Coralie Cornou   

Transflorescence

La rose est

                       sans pourquoi

 

"Ce monde : un monstre de force, sans commencement, sans fin, une ferme, adamantine grandeur de force qui ne devient pas plus grande ni ne diminue, qui ne s’use pas, mais ne fait que se changer, comme tout inchangeablement grande, une économie sans sorties ni entrées, mais tout autant sans augmentation, sans profit, entourée par le “Rien” comme par sa limite, rien qui se perde, rien qui se dilapide, rien qui soit infiniment étendu, mais au contraire, en tant que force déterminée, installée dans un espace déterminé, et non pas dans un espace qui quelque part serait “vide”, bien plutôt en tant que force partout, en tant que jeu de forces et vagues de force en même temps un seul et beaucoup, ici s’accumulant et en même temps là s’amenuisant, un océan de forces en soi-même tourbillonnantes de flux en reflux, éternellement revenantes, dans des années inouïes du retour, avec un flux et un reflux de ses formes, à partir des plus simples faisant jaillir les plus complexes, des plus calmes, des plus figées, des plus froides les plus brûlantes, les plus sauvages, les plus contradictoires, et puis de nouveau à partir de la plénitude retournant chez soi au simple, du jeu des contradictions revenant à la jouissance de l’harmonie, se disant à nouveau oui à soi-même dans cette égalité des voies et des années, se bénissant soi-même comme cela qui doit éternellement revenir, comme un devenir qui ne connaît nulle satiété, nulle lassitude, nulle fatigue "


Friedrich Nietzsche

"Les vues partielles n’ont qu’une exactitude de petitesse. Le microscope est grand parce qu’il cherche le germe. Le télescope est grand parce qu’il cherche le centre. Pour bien voir l’homme, il faut regarder la nature ; pour bien voir la nature et l’homme, il faut contempler l’infini. Rien n’est le détail, tout est l’ensemble. À qui n’interroge pas tout, rien ne se révèle.[...] Il n’y a pas une loi extérieure et une loi intérieure. Le phénomène universel se réfracte d’un milieu dans l’autre ; de là les apparences diverses ; de là les différents systèmes de faits, tous concordants dans le relatif, tous identiques dans l’absolu. L’unité d’essence entraîne l’unité de substance, l’unité de substance entraîne l’unité de loi. Voici le vrai nom de l’Être : Tout Un.

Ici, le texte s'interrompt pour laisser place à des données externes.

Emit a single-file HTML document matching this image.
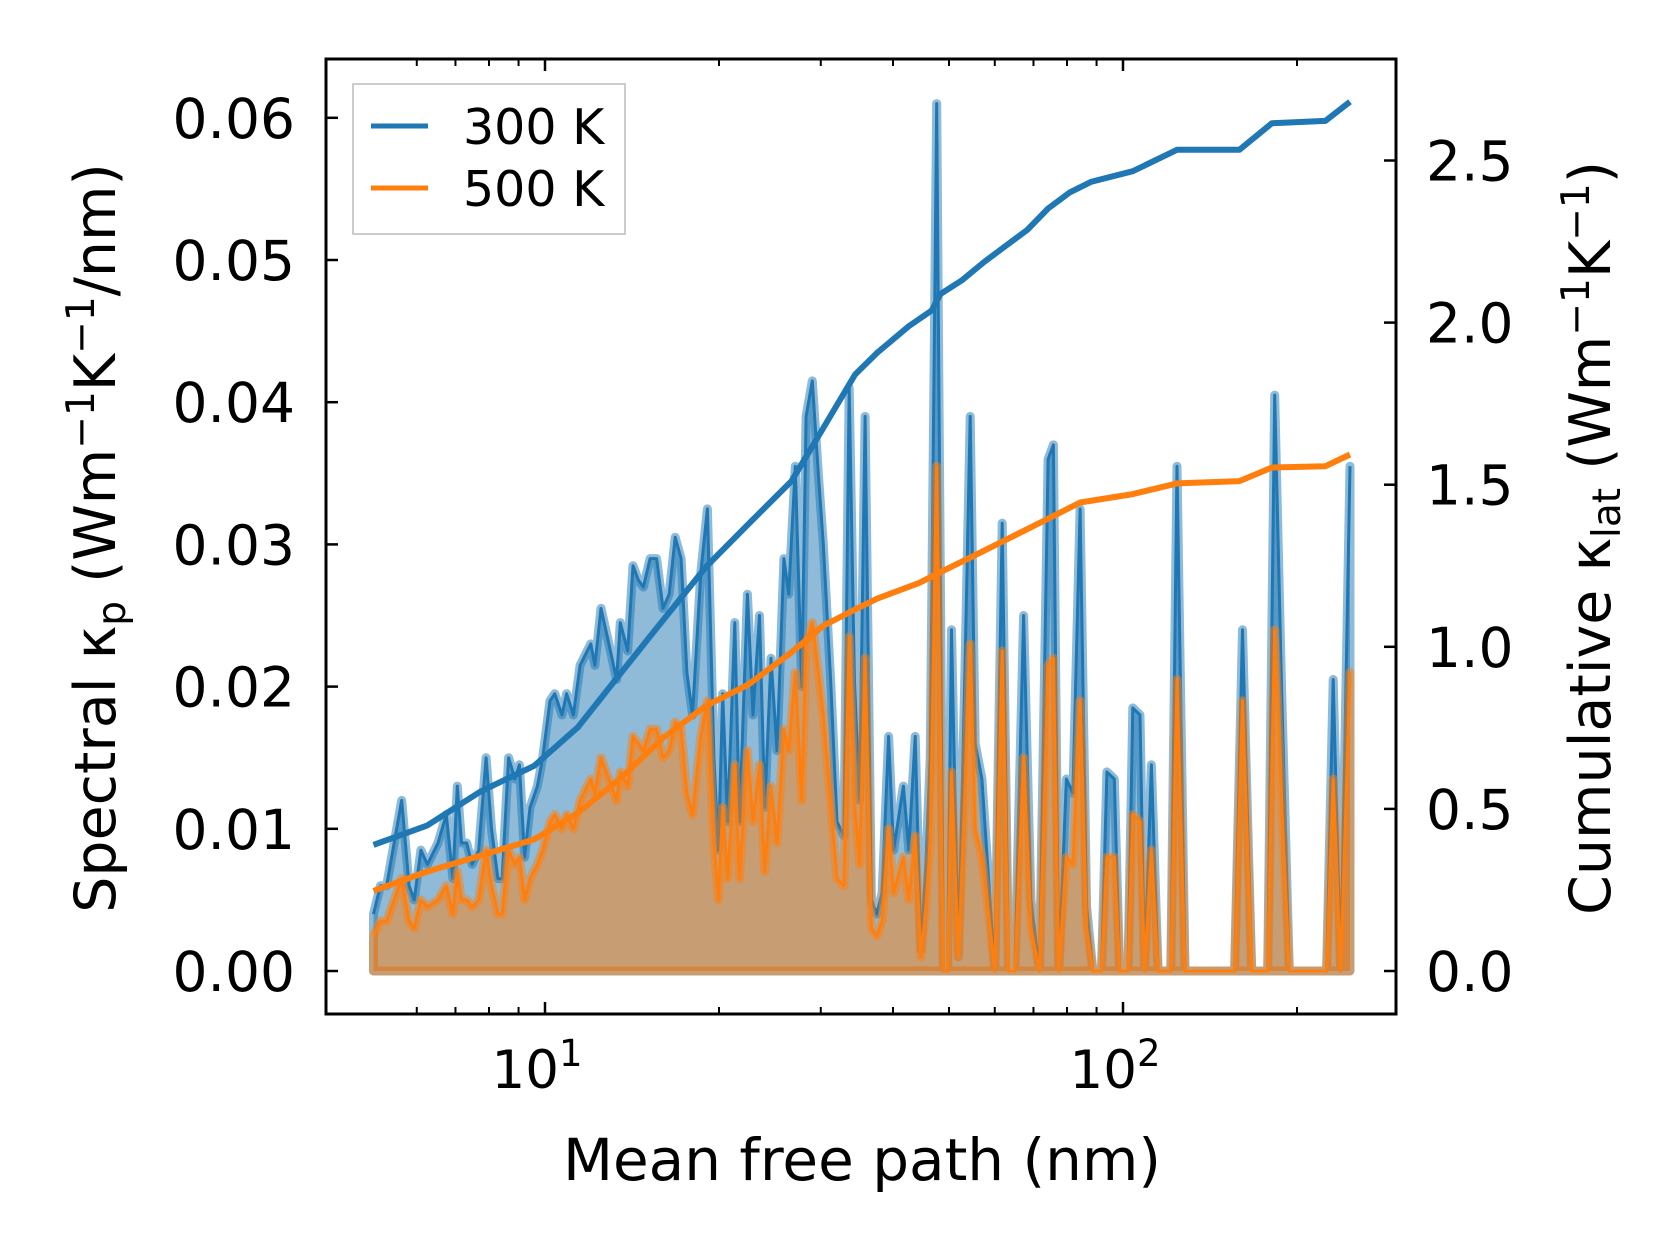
<!DOCTYPE html>
<html><head><meta charset="utf-8"><style>
html,body{margin:0;padding:0;background:#fff}
svg{display:block;font-family:"DejaVu Sans","Liberation Sans",sans-serif}
</style></head><body>
<svg id="chart" width="1679" height="1254" viewBox="0 0 1679 1254" xmlns="http://www.w3.org/2000/svg">
<rect x="0" y="0" width="1679" height="1254" fill="#fff"/>
<g id="marks"></g>
<g id="axes"></g>
<g>
<rect x="353" y="84" width="272" height="150" fill="#fff" fill-opacity="0.8" stroke="#bbb" stroke-width="1.5"/>
<line x1="371" y1="126" x2="428" y2="126" stroke="#1f77b4" stroke-width="5"/>
<text x="463" y="144" font-size="49">300 K</text>
<line x1="371" y1="188" x2="428" y2="188" stroke="#ff7f0e" stroke-width="5"/>
<text x="463" y="206" font-size="49">500 K</text>
</g>
<text x="862" y="1180" font-size="58" text-anchor="middle">Mean free path (nm)</text>
<text transform="translate(115,538) rotate(-90)" font-size="57" text-anchor="middle">Spectral κ<tspan font-size="39" dy="10">p</tspan><tspan dy="-10"> (Wm</tspan><tspan font-size="39" dy="-21">−1</tspan><tspan dy="21">K</tspan><tspan font-size="39" dy="-21">−1</tspan><tspan dy="21">/nm)</tspan></text>
<text transform="translate(1610,538) rotate(-90)" font-size="57" text-anchor="middle">Cumulative κ<tspan font-size="39" dy="10">lat</tspan><tspan dy="-10"> (Wm</tspan><tspan font-size="39" dy="-21">−1</tspan><tspan dy="21">K</tspan><tspan font-size="39" dy="-21">−1</tspan><tspan dy="21">)</tspan></text>
</svg>
<script>
const mfp = [5.05,5.19,5.32,5.65,5.82,5.94,6.10,6.26,6.53,6.75,6.93,7.05,7.17,7.32,7.48,7.68,7.91,8.08,8.29,8.43,8.65,8.87,9.03,9.22,9.42,9.70,9.91,10.2,10.4,10.7,10.9,11.2,11.5,12.0,12.2,12.5,12.9,13.3,13.5,13.9,14.2,14.5,14.8,15.2,15.6,16.0,16.4,16.8,17.2,17.6,18.0,18.6,19.1,19.6,19.95,20.3,20.7,21.3,21.7,22.4,22.9,23.5,24.0,24.6,25.2,25.9,26.4,27.1,27.8,28.3,29.0,29.7,30.3,31.2,32.0,32.9,33.6,34.3,35.0,35.8,36.7,37.5,38.3,39.3,40.1,41.7,42.6,43.7,44.7,45.6,46.4,47.6,48.9,49.7,50.5,51.9,53.2,54.4,55.5,57.0,58.2,60.0,61.8,63.4,65.0,67.3,69.3,71.7,74.2,75.8,77.4,79.8,81.9,84.3,86.5,88.7,91.8,93.8,96.6,98.7,102,104,107,109,112,115,121,124,128,156,161,167,178,183,188,194,225,231,238,247];
const k300 = [0.004,0.006,0.006,0.012,0.006,0.005,0.0085,0.0075,0.009,0.011,0.0065,0.013,0.009,0.009,0.0075,0.0085,0.015,0.010,0.0065,0.0065,0.015,0.0135,0.0145,0.008,0.0115,0.013,0.015,0.019,0.0195,0.018,0.0195,0.018,0.0215,0.023,0.0215,0.0255,0.023,0.0205,0.0245,0.0225,0.0285,0.0275,0.027,0.029,0.029,0.0255,0.0265,0.0305,0.029,0.021,0.018,0.028,0.0325,0.015,0.0085,0.0195,0.0105,0.0245,0.0105,0.0265,0.018,0.025,0.0115,0.022,0.0155,0.029,0.0265,0.0355,0.020,0.039,0.0415,0.035,0.030,0.0205,0.0105,0.0095,0.041,0.0205,0.012,0.039,0.005,0.004,0.0055,0.0165,0.0085,0.013,0.0085,0.0165,0.0015,0.0075,0.015,0.061,0.0,0.0,0.024,0.001,0.020,0.039,0.016,0.0135,0.008,0.0,0.0315,0.0,0.0,0.025,0.005,0.0,0.036,0.037,0.0,0.0135,0.0125,0.0325,0.0045,0.0,0.0,0.014,0.0135,0.0,0.0,0.0185,0.018,0.0,0.0145,0.0,0.0,0.0355,0.0,0.0,0.024,0.0,0.0,0.0405,0.020,0.0,0.0,0.0205,0.0,0.0355];
const k500 = [0.0025,0.0035,0.0035,0.0065,0.0035,0.003,0.005,0.0045,0.005,0.006,0.004,0.007,0.005,0.005,0.0045,0.005,0.0085,0.006,0.004,0.004,0.0085,0.0075,0.008,0.005,0.0065,0.0075,0.0085,0.0105,0.011,0.010,0.011,0.010,0.012,0.0135,0.0125,0.015,0.0135,0.012,0.014,0.013,0.0165,0.016,0.0155,0.017,0.017,0.015,0.0155,0.0175,0.017,0.0125,0.011,0.0165,0.019,0.009,0.005,0.0115,0.0065,0.0145,0.0065,0.0155,0.0105,0.0145,0.007,0.013,0.009,0.017,0.0155,0.021,0.012,0.023,0.0245,0.021,0.018,0.012,0.0065,0.006,0.0235,0.012,0.0075,0.022,0.003,0.0025,0.0035,0.010,0.0055,0.008,0.005,0.0095,0.001,0.0045,0.009,0.0355,0.0,0.0,0.014,0.001,0.012,0.023,0.010,0.008,0.005,0.0,0.0225,0.0,0.0,0.015,0.003,0.0,0.0215,0.022,0.0,0.008,0.0075,0.019,0.003,0.0,0.0,0.008,0.008,0.0,0.0,0.011,0.0105,0.0,0.0085,0.0,0.0,0.0205,0.0,0.0,0.019,0.0,0.0,0.024,0.012,0.0,0.0,0.0135,0.0,0.021];
const cumX = [5.05,6.26,7.74,9.58,11.4,13.5,16.0,19.0,22.5,26.7,30.3,34.4,37.5,42.6,46.7,48.3,52.7,57.5,62.6,68.3,74.2,80.8,88.0,104,124,159,181,224,247];
const cum300 = [0.389,0.449,0.554,0.633,0.752,0.917,1.082,1.247,1.379,1.511,1.675,1.840,1.906,1.989,2.038,2.088,2.131,2.187,2.236,2.286,2.352,2.401,2.434,2.467,2.533,2.533,2.615,2.622,2.681];
const cum500X = [5.05,6.26,7.74,9.58,11.4,13.5,16.0,19.0,22.5,26.7,30.3,34.4,37.5,44.4,48.3,55.1,62.6,74.2,84.3,104,124,159,181,224,247];
const cum500 = [0.247,0.307,0.356,0.406,0.488,0.594,0.719,0.818,0.884,0.983,1.065,1.115,1.148,1.197,1.230,1.280,1.329,1.395,1.445,1.471,1.504,1.511,1.553,1.557,1.593];
const leftTicks = ["0.00","0.01","0.02","0.03","0.04","0.05","0.06"];
const rightTicks = ["0.0","0.5","1.0","1.5","2.0","2.5"];

const PL=326, PR=1396, PT=59, PB=1014;
function xs(v){return 545 + (Math.log10(v)-1)*578;}
function yl(v){return 971 - v/0.01*142.2;}
function yr(v){return 971 - v*324.2;}
const NS='http://www.w3.org/2000/svg';
function mk(tag, attrs, parent){const e=document.createElementNS(NS,tag);for(const k in attrs)e.setAttribute(k,attrs[k]);parent.appendChild(e);return e;}
const marks=document.getElementById('marks'), axes=document.getElementById('axes');

function spectral(vals, color, name){
  let d='M'+xs(mfp[0])+','+yl(0);
  let l='';
  mfp.forEach((m,i)=>{d+=' L'+xs(m).toFixed(1)+','+yl(vals[i]).toFixed(1); l+=(i?' L':'M')+xs(m).toFixed(1)+','+yl(vals[i]).toFixed(1);});
  d+=' L'+xs(mfp[mfp.length-1])+','+yl(0)+' Z';
  const f=mk('path',{d:d,fill:color,'fill-opacity':0.5,stroke:color,'stroke-opacity':0.5,'stroke-width':9,'stroke-linejoin':'round'},marks);
  
  
  const ln=mk('path',{d:l,fill:'none',stroke:color,'stroke-width':3,'stroke-linejoin':'round'},marks);
  
  
}
spectral(k300,'#1f77b4','spectral-300k');
spectral(k500,'#ff7f0e','spectral-500k');

function cum(xv, vals, color, name){
  let d='';
  xv.forEach((m,i)=>{d+=(i?' L':'M')+xs(m).toFixed(1)+','+yr(vals[i]).toFixed(1);});
  const p=mk('path',{d:d,fill:'none',stroke:color,'stroke-width':6,'stroke-linejoin':'round'},marks);
  
  
}
cum(cumX,cum300,'#1f77b4','cumulative-300k');
cum(cum500X,cum500,'#ff7f0e','cumulative-500k');

const fr=mk('rect',{x:PL,y:PT,width:PR-PL,height:PB-PT,fill:'none',stroke:'#000','stroke-width':3},axes);



leftTicks.forEach(t=>{
  const y=yl(parseFloat(t));
  const tk=mk('line',{x1:PL,x2:PL+12,y1:y,y2:y,stroke:'#000','stroke-width':2.5},axes);
  
  
  const tx=mk('text',{x:295,y:y+20,'font-size':55,'text-anchor':'end'},axes);
  tx.textContent=t;
  
  
});
rightTicks.forEach(t=>{
  const y=yr(parseFloat(t));
  const tk=mk('line',{x1:PR-12,x2:PR,y1:y,y2:y,stroke:'#000','stroke-width':2.5},axes);
  
  
  const tx=mk('text',{x:1426,y:y+20,'font-size':55,'text-anchor':'start'},axes);
  tx.textContent=t;
  
  
});
const minors=[6,7,8,9,20,30,40,50,60,70,80,90,200];
minors.forEach(v=>{
  const x=xs(v);
  [[PB,PB-7],[PT,PT+7]].forEach(p=>{
    const tk=mk('line',{x1:x,x2:x,y1:p[0],y2:p[1],stroke:'#000','stroke-width':2},axes);
    
    
  });
});
[[10,'1'],[100,'2']].forEach(m=>{
  const x=xs(m[0]);
  [[PB,PB-12],[PT,PT+12]].forEach(p=>{
    const tk=mk('line',{x1:x,x2:x,y1:p[0],y2:p[1],stroke:'#000','stroke-width':2.5},axes);
    
    
  });
  const tx=mk('text',{x:x-8,y:1088,'font-size':53,'text-anchor':'middle'},axes);
  
  
  tx.appendChild(document.createTextNode('10'));
  const ts=mk('tspan',{'font-size':37,dy:-22},tx);
  ts.textContent=m[1];
});
</script>
</body></html>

Le labyrinthe de l’immanence universelle a un réseau double, l’abstrait, le concret ; mais ce réseau double est en perpétuelle transfusion ; l’abstraction se concrète, la réalité s’abstrait, le palpable devient invisible, l’invisible devient palpable[...] de l’immatériel au matériel la fécondation est possible ; ce sont les deux sexes de l’infini ; il n’y a pas de frontières ; tout s’amalgame et s’aime ; flux et reflux du prodige dans le prodige ; mystère, énormité, vie."


Victor Hugo 

« Le mouvement infini est double, et il n’y a qu’un pli de l’un à l’autre. C’est en ce sens qu’on dit que penser et être sont une seule et même chose. Ou plutôt le mouvement n’est pas image de la pensée sans être aussi matière de l’être… Le Plan d’immanence a deux faces, comme Pensée et comme Nature, comme Physis et comme Noûs. C’est pourquoi il y a toujours beaucoup de mouvements infinis pris les uns dans les autres, dans la mesure où le retour de l’un en réclame un autre instantanément, de telle façon que le plan d’immanence ne cesse de se tisser, gigantesque navette. Se tourner vers n’implique pas seulement se détourner, mais affronter, faire volte-face, se retourner, s’égarer, s’effacer.